Débutant dans l'activité, il nous a souvent été recommandé de sevrer nos premiers ânons à six mois, comme tous le monde. En général, faisant confiance à la tradition et à l'expérience des anciens, on ne cherche pas plus loin. Encore récemment, discutant avec des propriétaires, il m'a semblé que cette pratique avait la vie dure, malgré son anachronisme et le peu de bien qu'elle apporte à l'animal.
En effet, l'usage de séparer les jeunes ânes de leurs mères à six mois est un souvenir de l'époque où les paysans vivant de la polyculture cherchaient à multiplier les sources de revenus. Vendre un âne le plus tôt possible était une façon de gagner rapidement de l'argent. Si certains éleveurs peuvent avoir encore aujourd'hui ce genre de soucis, il faut reconnaître que la grande majorité des âniers n'attendent pas après la vente de leurs animaux pour vivre, loin s'en faut.

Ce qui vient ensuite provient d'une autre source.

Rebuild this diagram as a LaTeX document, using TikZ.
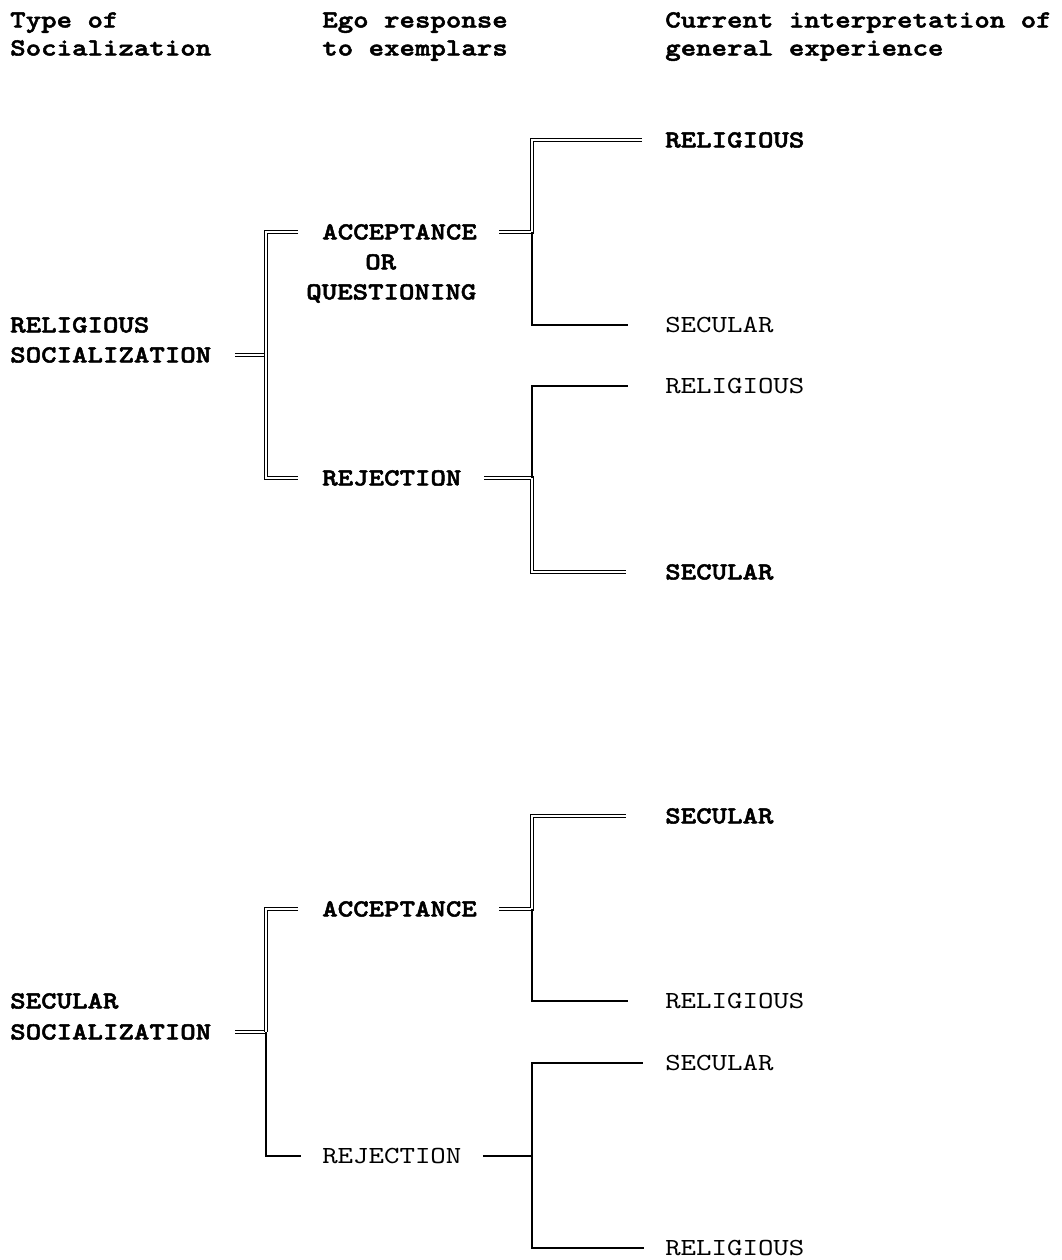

Un autre argument parfois avancé est le bénéfice que retire une ânesse gestante de la séparation avec son dernier petit, le lait produit étant un manque pour le fœtus en gestation. La mère s'épuiserait moins, et le futur petit âne serait plus fort grâce aux protéines économisées. Si, dans des conditions de précarité de la ressource alimentaire, on pourrait admettre cette explication, nous savons tous qu'en général nos ânes sont trop nourris, et que toutes les ânesses suitées ne sont pas saillies au retour des chaleurs. De plus, au bout de quelques semaines, le nouveau-né commence à brouter quelques végétaux et ne consomme plus beaucoup de lait maternel.
Il me parait donc important de dénoncer une méthode d'élevage qui ne se justifie pas et qui provoque un traumatisme tout à fait inutile pour nos animaux. Après avoir suivi plus d'une vingtaine de naissances dans mon élevage, il apparaît clairement que deux ânesses sevrées prématurément, l'une à quatre mois, suite à un incident et l'autre à six, par séparation forcée avec sa mère, présentent des troubles de l'humeur et parfois du comportement que je ne retrouve sur aucun autre de mes animaux, tant jeunes qu'adultes.
Le sevrage se fait naturellement. La mère repousse l'ânon par des morsures et des coups de pieds lorsqu'elle ne veut plus l'alimenter, dans l'année quand l'ânesse est pleine, parfois à plus d'un an, lorsqu'elle n'attend pas de petit.
Profitons du sujet pour répondre à une question marginale: un ânon peut-il être nourri par une autre femelle que sa mère?
Des cas ont été décrits de femelles ayant perdu leurs petits adoptant des ânons orphelins. Personnellement, aucun des mes collègues proches n'a jamais constaté une telle situation. En revanche, j'ai pu observé un cas plus amusant que vraiment significatif, mais l'anecdote mérite d'être rapportée. Ayant participé au Grand Prix de la ville de Paris à l'occasion du Salon du cheval, j'ai accompagné en 1997 ou 1998 les quelques vingt ânes et ânesses concurrents dans leur trajet aller/retour Lignières/Paris. Pour plus de sécurité, le transporteur avait séparé dans son camion les mâles des femelles, et les femelles des ânons, qui n'ont pu téter pendant les quatre ou cinq heures du voyage du retour. A l'arrivée à l'ancienne station des Haras nationaux de Lignières, nous avons lâché les ânons au milieu des mères, pensant que chacun retrouverait la sienne. Nous avons eu la surprise de retrouver une ânesse, Fiat, avec un ânon pendu à chaque mamelle pendant qu'une femelle errait désespérément dans la cour de la station en cherchant son petit. De quoi faire mentir la devise "ventre affamé n'a pas d'oreilles"!